Dive Brief:
- A vast majority (96%) of C-suite leaders expected AI to boost output, but 77% of employees reported that AI tools increased their workload, according to research released Tuesday from employee experience platform Culture Amp.
- The research found that key indicators of employee experience were trending downward, and as a result, teams were pushed to do more with less, the report said. Meanwhile, “many leaders assume investing in employee engagement is a luxury,” said Culture Amp.
- Culture Amp added that the perceived trade off between employee engagement and worker performance might be “leaving significant shareholder value on the table.” According to the report, business leaders tend to invest in employee engagement during periods of growth but pivot to hard performance metrics during downturns.
Dive Insight:
The research tracked 1,800 organizations globally over two years and identified two in five companies as being in a “Peak Performance” state, meaning these organizations paired high engagement with high performance confidence.
Culture Amp then tracked share price movement across a subset of companies and found “Peak Performance” firms saw a 25% increase in share price in just one year and a 36% increase total at the two-year mark. Organizations that had a dual focus on workplace culture and organizational performance delivered a 47% share price change advantage, the report said.
“As leaders globally face mounting pressure to demonstrate ROI on people investments, many have responded by treating culture and performance as an either-or decision," Caroline Rawlinson, CEO at Culture Amp, said in a statement. “This research provides hard evidence that this is a false dichotomy. Culture and high performance are intimately linked as culture underpins all elements of business performance where humans are involved.”

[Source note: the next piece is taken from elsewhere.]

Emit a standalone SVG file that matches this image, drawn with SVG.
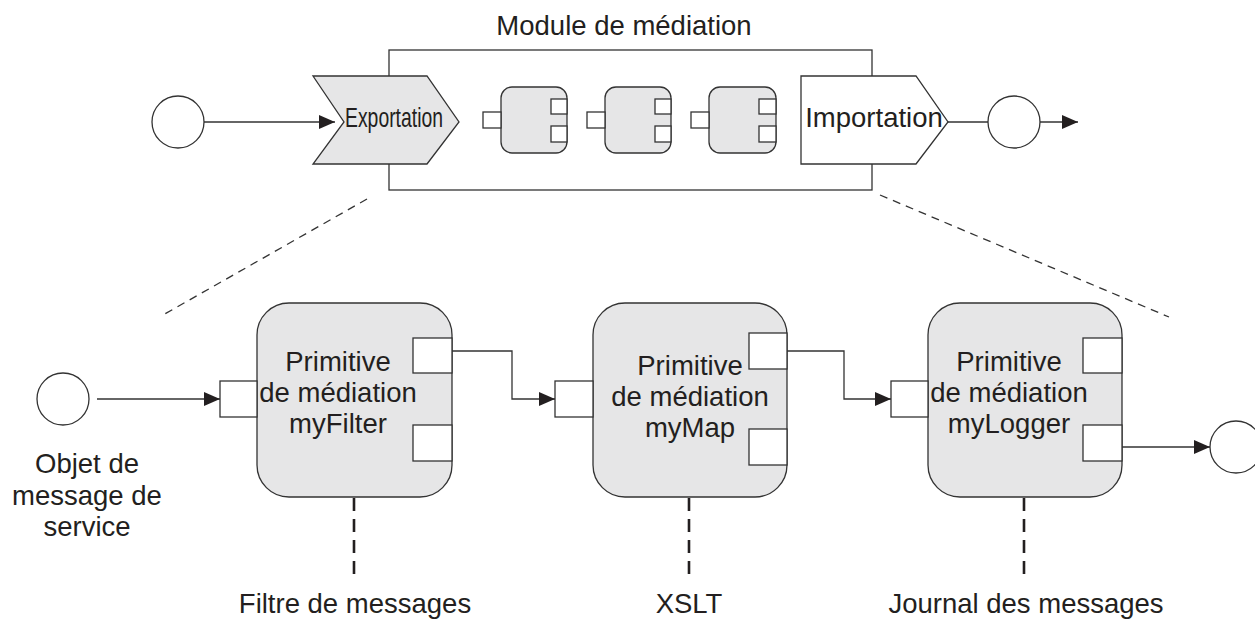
<svg xmlns="http://www.w3.org/2000/svg" width="1255" height="619" viewBox="0 0 1255 619">
<style>
.t{font-family:"Liberation Sans",Arial,sans-serif;font-size:27.5px;fill:#231f20;text-anchor:middle}
.ln{fill:none;stroke:#333;stroke-width:1.3}
.sh{fill:#e6e6e7;stroke:#333;stroke-width:1.3}
.wh{fill:#fff;stroke:#333;stroke-width:1.3}
.dd{fill:none;stroke:#333;stroke-width:1.3;stroke-dasharray:8 6}
.dv{fill:none;stroke:#231f20;stroke-width:2.6;stroke-dasharray:13 8}
</style>
<defs>
<marker id="ah" markerUnits="userSpaceOnUse" markerWidth="16" markerHeight="14" refX="16" refY="7" orient="auto">
<path d="M0,0 L16,7 L0,14 Z" fill="#231f20"/>
</marker>
</defs>
<rect width="1255" height="619" fill="#fff"/>

<g id="module">
<rect x="389" y="50" width="483" height="140" class="ln"/>
<text class="t" x="624" y="35">Module de médiation</text>
</g>
<g id="export">
<polygon points="313,76 427,76 459,122 427,164 313,164 344,122" class="sh"/>
<text class="t" x="394" y="127" textLength="98" lengthAdjust="spacingAndGlyphs">Exportation</text>
</g>
<g id="comp1">
<rect x="501" y="87" width="66" height="66" rx="11" class="sh"/>
<rect x="483" y="112" width="18" height="16" class="wh"/>
<rect x="551" y="99" width="16" height="15" class="wh"/>
<rect x="551" y="126" width="16" height="16" class="wh"/>
</g>
<g id="comp2">
<rect x="605" y="87" width="66" height="66" rx="11" class="sh"/>
<rect x="587" y="112" width="18" height="16" class="wh"/>
<rect x="655" y="99" width="16" height="15" class="wh"/>
<rect x="655" y="126" width="16" height="16" class="wh"/>
</g>
<g id="comp3">
<rect x="709" y="87" width="67" height="66" rx="11" class="sh"/>
<rect x="691" y="112" width="18" height="16" class="wh"/>
<rect x="759" y="99" width="17" height="15" class="wh"/>
<rect x="759" y="126" width="17" height="16" class="wh"/>
</g>
<g id="import">
<polygon points="801,76 916,76 948,122 916,164 801,164" class="wh"/>
<text class="t" x="874" y="127">Importation</text>
</g>
<g id="startTop"><circle cx="178" cy="122" r="26" class="wh"/></g>
<g id="endTop"><circle cx="1014" cy="122" r="26" class="wh"/></g>

<g id="node1">
<rect x="257" y="303" width="195" height="194" rx="32" class="sh"/>
<rect x="220" y="381" width="37" height="36" class="wh"/>
<rect x="413" y="338" width="39" height="35" class="wh"/>
<rect x="413" y="425" width="39" height="36" class="wh"/>
<text class="t" x="338" y="371">Primitive</text>
<text class="t" x="338" y="402">de médiation</text>
<text class="t" x="338" y="433">myFilter</text>
</g>
<g id="node2">
<rect x="593" y="303" width="194" height="194" rx="32" class="sh"/>
<rect x="555" y="381" width="38" height="36" class="wh"/>
<rect x="749" y="333" width="38" height="36" class="wh"/>
<rect x="749" y="429" width="38" height="36" class="wh"/>
<text class="t" x="690" y="375">Primitive</text>
<text class="t" x="690" y="406">de médiation</text>
<text class="t" x="690" y="437">myMap</text>
</g>
<g id="node3">
<rect x="928" y="303" width="194" height="194" rx="32" class="sh"/>
<rect x="891" y="381" width="37" height="36" class="wh"/>
<rect x="1083" y="338" width="39" height="35" class="wh"/>
<rect x="1083" y="425" width="39" height="36" class="wh"/>
<text class="t" x="1009" y="371">Primitive</text>
<text class="t" x="1009" y="402">de médiation</text>
<text class="t" x="1009" y="433">myLogger</text>
</g>
<g id="smo">
<circle cx="63" cy="399" r="26" class="wh"/>
<text class="t" x="87" y="473">Objet de</text>
<text class="t" x="87" y="505">message de</text>
<text class="t" x="87" y="536">service</text>
</g>
<g id="endBottom"><circle cx="1236" cy="447" r="26" class="wh"/></g>
<g id="label1"><text class="t" x="355" y="613">Filtre de messages</text></g>
<g id="label2"><text class="t" x="689" y="613">XSLT</text></g>
<g id="label3"><text class="t" x="1026" y="613">Journal des messages</text></g>

<g id="connectors">
<line x1="204" y1="122" x2="335" y2="122" class="ln" marker-end="url(#ah)"/>
<line x1="948" y1="122" x2="988" y2="122" class="ln"/>
<line x1="1040" y1="122" x2="1078" y2="122" class="ln" marker-end="url(#ah)"/>
<line x1="97" y1="399" x2="220" y2="399" class="ln" marker-end="url(#ah)"/>
<polyline points="452,351 512,351 512,399 555,399" class="ln" marker-end="url(#ah)"/>
<polyline points="787,351 844,351 844,399 891,399" class="ln" marker-end="url(#ah)"/>
<line x1="1122" y1="447" x2="1210" y2="447" class="ln" marker-end="url(#ah)"/>
<line x1="367" y1="199" x2="163" y2="315" class="dd"/>
<line x1="880" y1="195" x2="1169" y2="317" class="dd"/>
<line x1="354" y1="498" x2="354" y2="579" class="dv"/>
<line x1="689" y1="498" x2="689" y2="579" class="dv"/>
<line x1="1024" y1="498" x2="1024" y2="579" class="dv"/>
</g>
</svg>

In teams pushed to do more with less, Culture Amp found that many leaders assumed that investing in employee engagement is a luxury.
However, Rawlinson said that culture is “the fundamental operating system that governs how decisions are made, which behaviors are reinforced, and ultimately how people perform." She added that the research makes a strong case for preserving and investing in culture. “It's how organizations build the conditions under which teams can consistently deliver their best work, and capture measurable financial returns,” Rawlinson said.
U.S. worker engagement has dropped significantly since its peak in 2020, according to data released by Gallup in January. Gallup’s research found that worker engagement dropped from 36% in 2020 to 31% in 2024 and remained unchanged in 2025, meaning an estimated 8 million fewer workers were actively engaged over five years.
In the meantime, a January workplace poll from Adecco found that tangible job security had overtaken personal fulfillment as the top retention factor for workers. In the poll, employees said what they wanted was stable income, job certainty and “robust” employer support for agility, resilience and engagement.